AIM: Using the data that follows, return exactly the lines from the one that contains "Reproduce this diagram with TikZ." through the one that contains "(enter) at (165,78)", ends included.

= = = = =

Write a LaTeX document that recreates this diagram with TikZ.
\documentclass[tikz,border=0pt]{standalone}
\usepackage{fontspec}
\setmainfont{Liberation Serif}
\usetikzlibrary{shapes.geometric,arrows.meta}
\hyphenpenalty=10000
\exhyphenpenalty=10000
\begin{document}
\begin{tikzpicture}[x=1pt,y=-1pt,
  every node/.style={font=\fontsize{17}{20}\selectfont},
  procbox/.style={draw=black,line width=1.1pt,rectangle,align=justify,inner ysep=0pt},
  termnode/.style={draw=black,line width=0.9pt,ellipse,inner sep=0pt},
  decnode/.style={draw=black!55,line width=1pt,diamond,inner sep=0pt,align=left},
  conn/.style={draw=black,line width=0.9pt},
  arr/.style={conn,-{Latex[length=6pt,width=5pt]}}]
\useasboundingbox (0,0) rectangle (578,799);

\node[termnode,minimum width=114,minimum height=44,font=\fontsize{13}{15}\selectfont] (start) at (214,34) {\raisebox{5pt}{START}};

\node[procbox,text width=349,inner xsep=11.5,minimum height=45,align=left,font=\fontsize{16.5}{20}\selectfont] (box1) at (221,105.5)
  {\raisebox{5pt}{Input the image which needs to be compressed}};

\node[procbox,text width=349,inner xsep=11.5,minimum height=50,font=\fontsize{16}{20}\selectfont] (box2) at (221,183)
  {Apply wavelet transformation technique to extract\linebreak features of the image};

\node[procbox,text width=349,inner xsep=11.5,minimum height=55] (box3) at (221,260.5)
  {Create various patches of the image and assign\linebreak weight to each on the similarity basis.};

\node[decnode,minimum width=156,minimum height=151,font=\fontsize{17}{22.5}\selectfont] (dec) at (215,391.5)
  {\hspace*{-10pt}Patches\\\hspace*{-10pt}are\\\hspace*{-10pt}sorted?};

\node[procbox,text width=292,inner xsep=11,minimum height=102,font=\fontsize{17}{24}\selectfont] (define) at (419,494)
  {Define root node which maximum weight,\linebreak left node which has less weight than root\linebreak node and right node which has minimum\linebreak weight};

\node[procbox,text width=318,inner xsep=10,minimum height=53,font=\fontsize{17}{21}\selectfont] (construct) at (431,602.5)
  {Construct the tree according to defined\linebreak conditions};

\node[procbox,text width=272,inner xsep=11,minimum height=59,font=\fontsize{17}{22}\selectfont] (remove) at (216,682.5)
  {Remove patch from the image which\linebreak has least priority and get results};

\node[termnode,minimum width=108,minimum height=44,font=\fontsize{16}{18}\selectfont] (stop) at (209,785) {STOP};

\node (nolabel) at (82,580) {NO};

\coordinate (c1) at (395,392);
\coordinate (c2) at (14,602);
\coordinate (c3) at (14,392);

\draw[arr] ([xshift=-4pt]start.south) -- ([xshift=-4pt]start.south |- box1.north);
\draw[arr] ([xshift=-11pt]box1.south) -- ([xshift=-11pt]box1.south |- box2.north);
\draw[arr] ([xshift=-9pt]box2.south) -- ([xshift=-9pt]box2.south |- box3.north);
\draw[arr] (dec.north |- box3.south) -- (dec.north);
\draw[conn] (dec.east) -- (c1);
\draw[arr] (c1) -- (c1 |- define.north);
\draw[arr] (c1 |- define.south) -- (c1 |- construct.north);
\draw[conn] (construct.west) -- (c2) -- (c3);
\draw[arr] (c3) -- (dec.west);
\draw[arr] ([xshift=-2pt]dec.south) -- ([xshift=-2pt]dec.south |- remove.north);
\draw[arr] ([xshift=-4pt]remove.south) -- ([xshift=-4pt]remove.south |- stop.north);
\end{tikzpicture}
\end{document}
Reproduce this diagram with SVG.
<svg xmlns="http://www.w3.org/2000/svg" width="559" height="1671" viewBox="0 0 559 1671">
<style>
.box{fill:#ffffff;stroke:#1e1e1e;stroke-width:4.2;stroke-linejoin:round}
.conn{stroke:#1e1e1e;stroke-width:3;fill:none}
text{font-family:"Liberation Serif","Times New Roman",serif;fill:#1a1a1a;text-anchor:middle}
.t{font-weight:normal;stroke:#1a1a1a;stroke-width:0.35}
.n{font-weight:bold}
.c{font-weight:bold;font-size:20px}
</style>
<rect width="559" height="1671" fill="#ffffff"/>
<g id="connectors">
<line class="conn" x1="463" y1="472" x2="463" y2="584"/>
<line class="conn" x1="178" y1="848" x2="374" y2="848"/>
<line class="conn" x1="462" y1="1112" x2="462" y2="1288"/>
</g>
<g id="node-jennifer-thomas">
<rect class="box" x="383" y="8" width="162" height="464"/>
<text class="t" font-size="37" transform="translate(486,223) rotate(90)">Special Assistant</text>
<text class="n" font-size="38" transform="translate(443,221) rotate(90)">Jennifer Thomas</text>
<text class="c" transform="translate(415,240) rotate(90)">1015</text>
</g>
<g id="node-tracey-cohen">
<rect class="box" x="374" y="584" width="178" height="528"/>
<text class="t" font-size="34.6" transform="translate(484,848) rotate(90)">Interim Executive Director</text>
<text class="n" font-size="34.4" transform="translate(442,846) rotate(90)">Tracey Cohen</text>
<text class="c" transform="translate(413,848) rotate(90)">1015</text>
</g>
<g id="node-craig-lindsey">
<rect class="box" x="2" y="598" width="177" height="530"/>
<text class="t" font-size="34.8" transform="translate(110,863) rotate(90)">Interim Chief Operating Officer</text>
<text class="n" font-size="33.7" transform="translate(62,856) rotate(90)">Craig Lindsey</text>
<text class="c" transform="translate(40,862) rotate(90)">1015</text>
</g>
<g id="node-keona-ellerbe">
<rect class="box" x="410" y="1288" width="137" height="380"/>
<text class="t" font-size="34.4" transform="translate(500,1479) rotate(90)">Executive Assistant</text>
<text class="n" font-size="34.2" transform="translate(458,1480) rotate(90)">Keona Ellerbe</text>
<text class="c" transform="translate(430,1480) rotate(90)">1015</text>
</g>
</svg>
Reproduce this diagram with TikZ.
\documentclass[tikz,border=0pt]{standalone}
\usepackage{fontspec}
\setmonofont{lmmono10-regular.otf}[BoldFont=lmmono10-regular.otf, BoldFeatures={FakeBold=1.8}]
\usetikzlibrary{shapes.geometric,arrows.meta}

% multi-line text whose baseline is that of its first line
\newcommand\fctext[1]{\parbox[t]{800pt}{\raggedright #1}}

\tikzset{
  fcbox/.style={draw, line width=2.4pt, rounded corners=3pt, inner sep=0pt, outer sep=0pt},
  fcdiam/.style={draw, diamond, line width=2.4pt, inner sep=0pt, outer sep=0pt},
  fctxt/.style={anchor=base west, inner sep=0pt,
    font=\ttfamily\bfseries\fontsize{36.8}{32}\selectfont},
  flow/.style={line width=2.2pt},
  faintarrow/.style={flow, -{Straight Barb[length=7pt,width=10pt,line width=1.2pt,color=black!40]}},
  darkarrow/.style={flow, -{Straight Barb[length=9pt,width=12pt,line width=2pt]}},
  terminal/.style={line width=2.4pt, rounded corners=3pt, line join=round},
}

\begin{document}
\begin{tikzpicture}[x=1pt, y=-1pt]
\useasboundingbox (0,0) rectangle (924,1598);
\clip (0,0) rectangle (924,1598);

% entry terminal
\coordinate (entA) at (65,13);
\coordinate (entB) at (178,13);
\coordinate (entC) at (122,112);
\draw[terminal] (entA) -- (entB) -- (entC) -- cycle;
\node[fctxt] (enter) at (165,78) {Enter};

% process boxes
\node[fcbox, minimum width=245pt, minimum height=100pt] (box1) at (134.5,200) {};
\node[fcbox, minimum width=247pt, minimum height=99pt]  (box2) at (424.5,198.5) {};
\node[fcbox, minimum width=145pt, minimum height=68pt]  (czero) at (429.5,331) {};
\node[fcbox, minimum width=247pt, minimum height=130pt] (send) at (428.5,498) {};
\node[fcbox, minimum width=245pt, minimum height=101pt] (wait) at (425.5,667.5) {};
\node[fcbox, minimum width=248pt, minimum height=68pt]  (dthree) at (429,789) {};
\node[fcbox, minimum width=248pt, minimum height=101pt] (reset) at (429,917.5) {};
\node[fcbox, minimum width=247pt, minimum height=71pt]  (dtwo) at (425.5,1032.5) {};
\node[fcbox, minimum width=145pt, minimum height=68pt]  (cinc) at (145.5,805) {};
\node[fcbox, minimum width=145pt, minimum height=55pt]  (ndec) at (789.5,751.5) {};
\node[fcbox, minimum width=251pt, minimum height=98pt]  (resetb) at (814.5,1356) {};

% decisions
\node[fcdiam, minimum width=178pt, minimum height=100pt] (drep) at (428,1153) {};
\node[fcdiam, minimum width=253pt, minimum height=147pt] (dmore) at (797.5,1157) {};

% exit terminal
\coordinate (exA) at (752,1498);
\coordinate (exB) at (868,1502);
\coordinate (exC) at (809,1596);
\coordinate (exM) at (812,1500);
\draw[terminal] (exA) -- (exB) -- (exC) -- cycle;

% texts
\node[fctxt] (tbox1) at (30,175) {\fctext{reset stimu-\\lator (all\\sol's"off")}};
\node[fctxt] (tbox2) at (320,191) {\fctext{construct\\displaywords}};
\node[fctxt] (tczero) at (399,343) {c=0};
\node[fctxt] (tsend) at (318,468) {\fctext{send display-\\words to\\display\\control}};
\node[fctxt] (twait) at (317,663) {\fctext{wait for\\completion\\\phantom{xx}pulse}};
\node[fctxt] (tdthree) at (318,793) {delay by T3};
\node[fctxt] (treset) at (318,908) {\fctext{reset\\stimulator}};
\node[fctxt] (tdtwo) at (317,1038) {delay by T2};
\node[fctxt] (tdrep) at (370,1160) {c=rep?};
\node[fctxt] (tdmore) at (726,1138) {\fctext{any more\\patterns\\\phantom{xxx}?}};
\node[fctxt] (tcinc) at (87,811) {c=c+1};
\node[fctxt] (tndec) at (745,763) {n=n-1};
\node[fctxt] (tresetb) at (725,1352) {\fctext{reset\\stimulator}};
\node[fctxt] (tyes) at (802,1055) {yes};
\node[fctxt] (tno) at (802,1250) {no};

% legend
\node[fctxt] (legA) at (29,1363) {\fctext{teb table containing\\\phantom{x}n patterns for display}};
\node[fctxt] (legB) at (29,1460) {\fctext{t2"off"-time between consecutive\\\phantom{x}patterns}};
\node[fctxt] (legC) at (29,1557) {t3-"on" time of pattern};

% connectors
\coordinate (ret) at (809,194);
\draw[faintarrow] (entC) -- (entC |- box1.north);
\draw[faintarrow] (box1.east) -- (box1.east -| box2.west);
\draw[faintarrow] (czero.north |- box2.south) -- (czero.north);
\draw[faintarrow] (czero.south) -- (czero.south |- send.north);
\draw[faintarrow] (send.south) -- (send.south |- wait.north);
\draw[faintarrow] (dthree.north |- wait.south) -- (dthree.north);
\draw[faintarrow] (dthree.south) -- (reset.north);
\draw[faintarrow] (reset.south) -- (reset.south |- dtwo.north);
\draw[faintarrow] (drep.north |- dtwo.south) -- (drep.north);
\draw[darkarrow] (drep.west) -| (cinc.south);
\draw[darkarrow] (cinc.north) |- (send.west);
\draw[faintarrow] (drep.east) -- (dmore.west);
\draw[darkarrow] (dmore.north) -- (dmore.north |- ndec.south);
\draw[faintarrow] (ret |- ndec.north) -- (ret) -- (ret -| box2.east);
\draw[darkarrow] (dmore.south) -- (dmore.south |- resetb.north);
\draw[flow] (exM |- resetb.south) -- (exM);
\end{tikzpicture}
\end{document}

= = = = =

THE RESPONSE:
Reproduce this diagram with TikZ.
\documentclass[tikz,border=0pt]{standalone}
\usepackage{fontspec}
\setmonofont{lmmono10-regular.otf}[BoldFont=lmmono10-regular.otf, BoldFeatures={FakeBold=1.8}]
\usetikzlibrary{shapes.geometric,arrows.meta}

% multi-line text whose baseline is that of its first line
\newcommand\fctext[1]{\parbox[t]{800pt}{\raggedright #1}}

\tikzset{
  fcbox/.style={draw, line width=2.4pt, rounded corners=3pt, inner sep=0pt, outer sep=0pt},
  fcdiam/.style={draw, diamond, line width=2.4pt, inner sep=0pt, outer sep=0pt},
  fctxt/.style={anchor=base west, inner sep=0pt,
    font=\ttfamily\bfseries\fontsize{36.8}{32}\selectfont},
  flow/.style={line width=2.2pt},
  faintarrow/.style={flow, -{Straight Barb[length=7pt,width=10pt,line width=1.2pt,color=black!40]}},
  darkarrow/.style={flow, -{Straight Barb[length=9pt,width=12pt,line width=2pt]}},
  terminal/.style={line width=2.4pt, rounded corners=3pt, line join=round},
}

\begin{document}
\begin{tikzpicture}[x=1pt, y=-1pt]
\useasboundingbox (0,0) rectangle (924,1598);
\clip (0,0) rectangle (924,1598);

% entry terminal
\coordinate (entA) at (65,13);
\coordinate (entB) at (178,13);
\coordinate (entC) at (122,112);
\draw[terminal] (entA) -- (entB) -- (entC) -- cycle;
\node[fctxt] (enter) at (165,78) {Enter};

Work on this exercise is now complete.